急に静けさを取り戻して少し…………いや、結構寂しいのだけど、それよりも高瀬さんに元気なかったような気が。
何か言いかけてたのもきっと気のせいじゃないと思うのだが、どうしたのだろう。
☆☆☆
結局、高瀬さんの元気がなくなった理由は分からないまま寝落ちし。
気付けば朝になっていた。
体調はすっかり良くなり、熱も平熱まで下がっている。
それでも午前中は色々な検査を受けたり、赤や白の液を取られたり。
特に白の方は精神的にどっと疲れた。
一人でできると伝えたのはいいものの、自分の出したものを提出するということにかなり抵抗があった。

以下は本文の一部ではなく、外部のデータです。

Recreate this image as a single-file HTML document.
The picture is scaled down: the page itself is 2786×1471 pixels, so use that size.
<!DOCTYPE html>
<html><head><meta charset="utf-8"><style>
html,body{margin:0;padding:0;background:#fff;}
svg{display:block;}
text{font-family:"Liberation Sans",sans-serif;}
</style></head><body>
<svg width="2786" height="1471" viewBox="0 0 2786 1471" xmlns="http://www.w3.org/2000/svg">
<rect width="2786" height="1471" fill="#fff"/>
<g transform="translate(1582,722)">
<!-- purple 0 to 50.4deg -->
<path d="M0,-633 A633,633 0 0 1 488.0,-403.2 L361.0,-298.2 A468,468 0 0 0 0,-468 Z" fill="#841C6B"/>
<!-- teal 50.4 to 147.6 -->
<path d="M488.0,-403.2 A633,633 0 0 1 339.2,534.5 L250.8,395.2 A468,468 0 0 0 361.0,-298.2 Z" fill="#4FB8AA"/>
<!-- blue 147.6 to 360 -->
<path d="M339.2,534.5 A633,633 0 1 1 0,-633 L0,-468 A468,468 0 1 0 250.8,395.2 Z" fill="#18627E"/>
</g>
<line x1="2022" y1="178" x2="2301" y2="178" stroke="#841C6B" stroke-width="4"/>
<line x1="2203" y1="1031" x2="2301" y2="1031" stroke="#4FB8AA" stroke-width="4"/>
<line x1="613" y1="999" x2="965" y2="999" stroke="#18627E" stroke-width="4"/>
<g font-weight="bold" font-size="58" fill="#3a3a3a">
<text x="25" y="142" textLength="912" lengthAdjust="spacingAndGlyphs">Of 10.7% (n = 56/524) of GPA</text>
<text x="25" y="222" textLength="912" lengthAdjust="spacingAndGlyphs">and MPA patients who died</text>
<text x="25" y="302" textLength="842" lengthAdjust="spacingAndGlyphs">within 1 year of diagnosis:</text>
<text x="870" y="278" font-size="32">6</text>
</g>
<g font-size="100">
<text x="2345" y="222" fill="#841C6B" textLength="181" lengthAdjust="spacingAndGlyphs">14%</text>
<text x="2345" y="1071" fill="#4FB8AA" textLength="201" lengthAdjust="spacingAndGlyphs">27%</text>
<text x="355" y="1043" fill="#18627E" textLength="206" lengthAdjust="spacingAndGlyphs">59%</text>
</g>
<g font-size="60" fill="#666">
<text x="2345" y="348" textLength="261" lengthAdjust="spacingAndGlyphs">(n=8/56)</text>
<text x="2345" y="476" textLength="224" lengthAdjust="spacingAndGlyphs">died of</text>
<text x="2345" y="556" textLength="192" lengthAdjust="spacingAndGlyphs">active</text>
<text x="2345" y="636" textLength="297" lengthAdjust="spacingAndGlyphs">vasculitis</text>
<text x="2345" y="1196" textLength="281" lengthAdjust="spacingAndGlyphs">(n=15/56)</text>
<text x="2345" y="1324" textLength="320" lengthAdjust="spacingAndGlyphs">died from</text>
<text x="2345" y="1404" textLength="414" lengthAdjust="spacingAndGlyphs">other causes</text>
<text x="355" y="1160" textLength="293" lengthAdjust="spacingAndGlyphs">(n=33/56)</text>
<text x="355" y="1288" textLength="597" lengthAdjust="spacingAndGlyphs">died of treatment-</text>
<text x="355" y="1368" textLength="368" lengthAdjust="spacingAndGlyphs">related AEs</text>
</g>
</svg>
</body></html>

出したものを捨てようかなと思ったりもしたが、鍵が外からも開くらしく。
終わったタイミングを見計らって入ってこられ、持っていかれた。
もう過ぎたことだと忘れることにし、昼食を食べ終えノンビリしていたのだが。
「何をしているのですか。会場に向かうので準備して下さい」
ライブTシャツを着た看護師さんがやってくるなり、急かされる。
いや、まだ十三時ですよ。
開場十七時の開演十八時ですよ。
今から向かってもここからだと十四時には着いてしまうのですが……。
チャンス(ライブ現地)を掴んだね、看護師さん!
この世界では医療関係者全般、高給取り。
(医者と事務などで差はある)
男性相手に何かあった場合の責任が重いため。
普通ならば給与が高くともリスクに見合ってないので人は集まらないが、トップを争うほどの人気職。
それは明言されていないが、数の限られている優秀な遺伝子を優先的に受精できるため。
実力でしか入れず、コネは一切ないため、優秀な成績を残せば誰にでもチャンスはある。
前述のとおり優秀な人だけが集まっているため、医者不足などはなく、福利厚生もしっかりしている。
何故かオタクが集まりやすい。
男性からアプローチがあれば受けることは可能だが、自身から誘うのはアウト。
基本的に男は諦めてるけど、子どもは欲しい人が多い。
ただ、オタクは『推し活>>>男』なので一般の認識とかけ離れている。
そういった人に限って優秀だという不思議。